> **What you have to do**
Restate each of the lines below word for word and drop every picture.

====

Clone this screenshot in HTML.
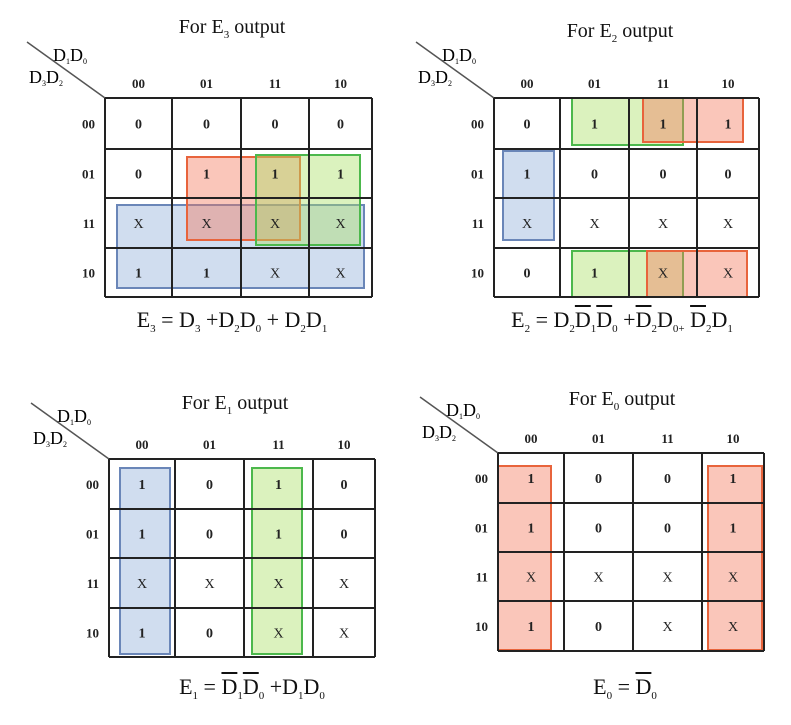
<!DOCTYPE html>
<html><head><meta charset="utf-8">
<style>
body{margin:0;background:#fff;width:791px;height:725px;overflow:hidden;position:relative;font-family:"Liberation Serif",serif;}
svg{position:absolute;left:0;top:0}
.t{position:absolute;font-size:20px;color:#111;white-space:nowrap;transform:translateX(-50%)}
.eq{position:absolute;font-size:22px;color:#111;white-space:nowrap;transform:translateX(-50%)}
sub{font-size:11px;vertical-align:-5px}
.ov{text-decoration:overline}
</style></head><body>
<svg id="s" width="791" height="725"></svg>
<div class="t" style="left:232px;top:16px">For E<sub>3</sub> output</div>
<div class="t" style="left:620px;top:20px">For E<sub>2</sub> output</div>
<div class="t" style="left:235px;top:392px">For E<sub>1</sub> output</div>
<div class="t" style="left:622px;top:388px">For E<sub>0</sub> output</div>
<div class="eq" style="left:232px;top:307px">E<sub>3</sub> = D<sub>3</sub> +D<sub>2</sub>D<sub>0</sub> + D<sub>2</sub>D<sub>1</sub></div>
<div class="eq" style="left:622px;top:307px">E<sub>2</sub> = D<sub>2</sub><span class="ov">D</span><sub>1</sub><span class="ov">D</span><sub>0</sub> +<span class="ov">D</span><sub>2</sub>D<sub>0+</sub> <span class="ov">D</span><sub>2</sub>D<sub>1</sub></div>
<div class="eq" style="left:252px;top:674px">E<sub>1</sub> = <span class="ov">D</span><sub>1</sub><span class="ov">D</span><sub>0</sub> +D<sub>1</sub>D<sub>0</sub></div>
<div class="eq" style="left:625px;top:674px">E<sub>0</sub> = <span class="ov">D</span><sub>0</sub></div>
<script>
const colLabels=["00","01","11","10"];
const rowLabels=["00","01","11","10"];
const valsE3=[["0","0","0","0"],["0","1","1","1"],["X","X","X","X"],["1","1","X","X"]];
const valsE2=[["0","1","1","1"],["1","0","0","0"],["X","X","X","X"],["0","1","X","X"]];
const valsE1=[["1","0","1","0"],["1","0","1","0"],["X","X","X","X"],["1","0","X","X"]];
const valsE0=[["1","0","0","1"],["1","0","0","1"],["X","X","X","X"],["1","0","X","X"]];
const maps=[
 {n:"e3",v:valsE3,cx:[105,172,241,309,372],ry:[98,149,198,248,297],
  g:[["blue",117,205,364,288],["red",187,157,300,240],["green",256,155,360,245]]},
 {n:"e2",v:valsE2,cx:[494,560,629,697,759],ry:[98,149,198,248,297],
  g:[["green",572,98,683,145],["red",643,98,743,142],["blue",503,151,554,240],["green",572,251,683,297],["red",647,251,747,297]]},
 {n:"e1",v:valsE1,cx:[109,175,244,313,375],ry:[459,509,558,608,657],
  g:[["blue",120,468,170,654],["green",252,468,302,654]]},
 {n:"e0",v:valsE0,cx:[498,564,633,702,764],ry:[453,503,552,601,651],
  g:[["red",498,466,551,650],["red",708,466,762,650]]}
];
const col={red:["rgba(242,120,90,0.42)","#e8643c"],green:["rgba(170,225,100,0.42)","#4cb84c"],blue:["rgba(110,150,205,0.32)","#6a86b8"]};
const s=document.getElementById('s');
const NS="http://www.w3.org/2000/svg";
function mk(t,a){const e=document.createElementNS(NS,t);for(const k in a)e.setAttribute(k,a[k]);s.appendChild(e);return e;}
maps.forEach(m=>{
 const x0=m.cx[0],y0=m.ry[0],x1=m.cx[4],y1=m.ry[4];
 let d=mk('line',{x1:x0-78,y1:y0-56,x2:x0,y2:y0,stroke:'#555','stroke-width':1.5});
 
 
 let t1=mk('text',{x:x0-52,y:y0-37,'font-size':18,'font-family':'Liberation Serif'});t1.innerHTML='D<tspan font-size="8" dy="3">1</tspan><tspan dy="-3">D</tspan><tspan font-size="8" dy="3">0</tspan>';
 
 
 let t2=mk('text',{x:x0-76,y:y0-15,'font-size':18,'font-family':'Liberation Serif'});t2.innerHTML='D<tspan font-size="8" dy="3">3</tspan><tspan dy="-3">D</tspan><tspan font-size="8" dy="3">2</tspan>';
 
 
 colLabels.forEach((c,i)=>{const e=mk('text',{x:(m.cx[i]+m.cx[i+1])/2,y:y0-10,'font-size':13,'text-anchor':'middle','font-family':'Liberation Serif','font-weight':'bold',fill:'#222'});e.textContent=c;
  
  });
 rowLabels.forEach((r,j)=>{const e=mk('text',{x:x0-10,y:(m.ry[j]+m.ry[j+1])/2+5,'font-size':13,'text-anchor':'end','font-family':'Liberation Serif','font-weight':'bold',fill:'#222'});e.textContent=r;
  
  });
 m.g.forEach(g=>{const r=mk('rect',{x:g[1],y:g[2],width:g[3]-g[1],height:g[4]-g[2],fill:col[g[0]][0],stroke:col[g[0]][1],'stroke-width':2});
  
  });
 for(let i=0;i<5;i++){
  let a=mk('line',{x1:m.cx[i],y1:y0,x2:m.cx[i],y2:y1,stroke:'#222','stroke-width':2});
  
  
  let b=mk('line',{x1:x0,y1:m.ry[i],x2:x1,y2:m.ry[i],stroke:'#222','stroke-width':2});
  
  
 }
 m.v.forEach((row,j)=>row.forEach((v,i)=>{
  const isX=v==="X";
  const e=mk('text',{x:(m.cx[i]+m.cx[i+1])/2,y:(m.ry[j]+m.ry[j+1])/2+5,'font-size':14,'text-anchor':'middle','font-family':'Liberation Serif','font-weight':isX?'normal':'bold',fill:'#222'});
  e.textContent=v;
  
  
 }));
});
</script>
</body></html>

====

> **Solution for this exercise**
Clone this screenshot in HTML.
<!DOCTYPE html>
<html><head><meta charset="utf-8">
<style>
body{margin:0;background:#fff;width:791px;height:725px;overflow:hidden;position:relative;font-family:"Liberation Serif",serif;}
svg{position:absolute;left:0;top:0}
.t{position:absolute;font-size:20px;color:#111;white-space:nowrap;transform:translateX(-50%)}
.eq{position:absolute;font-size:22px;color:#111;white-space:nowrap;transform:translateX(-50%)}
sub{font-size:11px;vertical-align:-5px}
.ov{text-decoration:overline}
</style></head><body>
<svg id="s" width="791" height="725"></svg>
<div class="t" style="left:232px;top:16px">For E<sub>3</sub> output</div>
<div class="t" style="left:620px;top:20px">For E<sub>2</sub> output</div>
<div class="t" style="left:235px;top:392px">For E<sub>1</sub> output</div>
<div class="t" style="left:622px;top:388px">For E<sub>0</sub> output</div>
<div class="eq" style="left:232px;top:307px">E<sub>3</sub> = D<sub>3</sub> +D<sub>2</sub>D<sub>0</sub> + D<sub>2</sub>D<sub>1</sub></div>
<div class="eq" style="left:622px;top:307px">E<sub>2</sub> = D<sub>2</sub><span class="ov">D</span><sub>1</sub><span class="ov">D</span><sub>0</sub> +<span class="ov">D</span><sub>2</sub>D<sub>0+</sub> <span class="ov">D</span><sub>2</sub>D<sub>1</sub></div>
<div class="eq" style="left:252px;top:674px">E<sub>1</sub> = <span class="ov">D</span><sub>1</sub><span class="ov">D</span><sub>0</sub> +D<sub>1</sub>D<sub>0</sub></div>
<div class="eq" style="left:625px;top:674px">E<sub>0</sub> = <span class="ov">D</span><sub>0</sub></div>
<script>
const colLabels=["00","01","11","10"];
const rowLabels=["00","01","11","10"];
const valsE3=[["0","0","0","0"],["0","1","1","1"],["X","X","X","X"],["1","1","X","X"]];
const valsE2=[["0","1","1","1"],["1","0","0","0"],["X","X","X","X"],["0","1","X","X"]];
const valsE1=[["1","0","1","0"],["1","0","1","0"],["X","X","X","X"],["1","0","X","X"]];
const valsE0=[["1","0","0","1"],["1","0","0","1"],["X","X","X","X"],["1","0","X","X"]];
const maps=[
 {n:"e3",v:valsE3,cx:[105,172,241,309,372],ry:[98,149,198,248,297],
  g:[["blue",117,205,364,288],["red",187,157,300,240],["green",256,155,360,245]]},
 {n:"e2",v:valsE2,cx:[494,560,629,697,759],ry:[98,149,198,248,297],
  g:[["green",572,98,683,145],["red",643,98,743,142],["blue",503,151,554,240],["green",572,251,683,297],["red",647,251,747,297]]},
 {n:"e1",v:valsE1,cx:[109,175,244,313,375],ry:[459,509,558,608,657],
  g:[["blue",120,468,170,654],["green",252,468,302,654]]},
 {n:"e0",v:valsE0,cx:[498,564,633,702,764],ry:[453,503,552,601,651],
  g:[["red",498,466,551,650],["red",708,466,762,650]]}
];
const col={red:["rgba(242,120,90,0.42)","#e8643c"],green:["rgba(170,225,100,0.42)","#4cb84c"],blue:["rgba(110,150,205,0.32)","#6a86b8"]};
const s=document.getElementById('s');
const NS="http://www.w3.org/2000/svg";
function mk(t,a){const e=document.createElementNS(NS,t);for(const k in a)e.setAttribute(k,a[k]);s.appendChild(e);return e;}
maps.forEach(m=>{
 const x0=m.cx[0],y0=m.ry[0],x1=m.cx[4],y1=m.ry[4];
 let d=mk('line',{x1:x0-78,y1:y0-56,x2:x0,y2:y0,stroke:'#555','stroke-width':1.5});
 
 
 let t1=mk('text',{x:x0-52,y:y0-37,'font-size':18,'font-family':'Liberation Serif'});t1.innerHTML='D<tspan font-size="8" dy="3">1</tspan><tspan dy="-3">D</tspan><tspan font-size="8" dy="3">0</tspan>';
 
 
 let t2=mk('text',{x:x0-76,y:y0-15,'font-size':18,'font-family':'Liberation Serif'});t2.innerHTML='D<tspan font-size="8" dy="3">3</tspan><tspan dy="-3">D</tspan><tspan font-size="8" dy="3">2</tspan>';
 
 
 colLabels.forEach((c,i)=>{const e=mk('text',{x:(m.cx[i]+m.cx[i+1])/2,y:y0-10,'font-size':13,'text-anchor':'middle','font-family':'Liberation Serif','font-weight':'bold',fill:'#222'});e.textContent=c;
  
  });
 rowLabels.forEach((r,j)=>{const e=mk('text',{x:x0-10,y:(m.ry[j]+m.ry[j+1])/2+5,'font-size':13,'text-anchor':'end','font-family':'Liberation Serif','font-weight':'bold',fill:'#222'});e.textContent=r;
  
  });
 m.g.forEach(g=>{const r=mk('rect',{x:g[1],y:g[2],width:g[3]-g[1],height:g[4]-g[2],fill:col[g[0]][0],stroke:col[g[0]][1],'stroke-width':2});
  
  });
 for(let i=0;i<5;i++){
  let a=mk('line',{x1:m.cx[i],y1:y0,x2:m.cx[i],y2:y1,stroke:'#222','stroke-width':2});
  
  
  let b=mk('line',{x1:x0,y1:m.ry[i],x2:x1,y2:m.ry[i],stroke:'#222','stroke-width':2});
  
  
 }
 m.v.forEach((row,j)=>row.forEach((v,i)=>{
  const isX=v==="X";
  const e=mk('text',{x:(m.cx[i]+m.cx[i+1])/2,y:(m.ry[j]+m.ry[j+1])/2+5,'font-size':14,'text-anchor':'middle','font-family':'Liberation Serif','font-weight':isX?'normal':'bold',fill:'#222'});
  e.textContent=v;
  
  
 }));
});
</script>
</body></html>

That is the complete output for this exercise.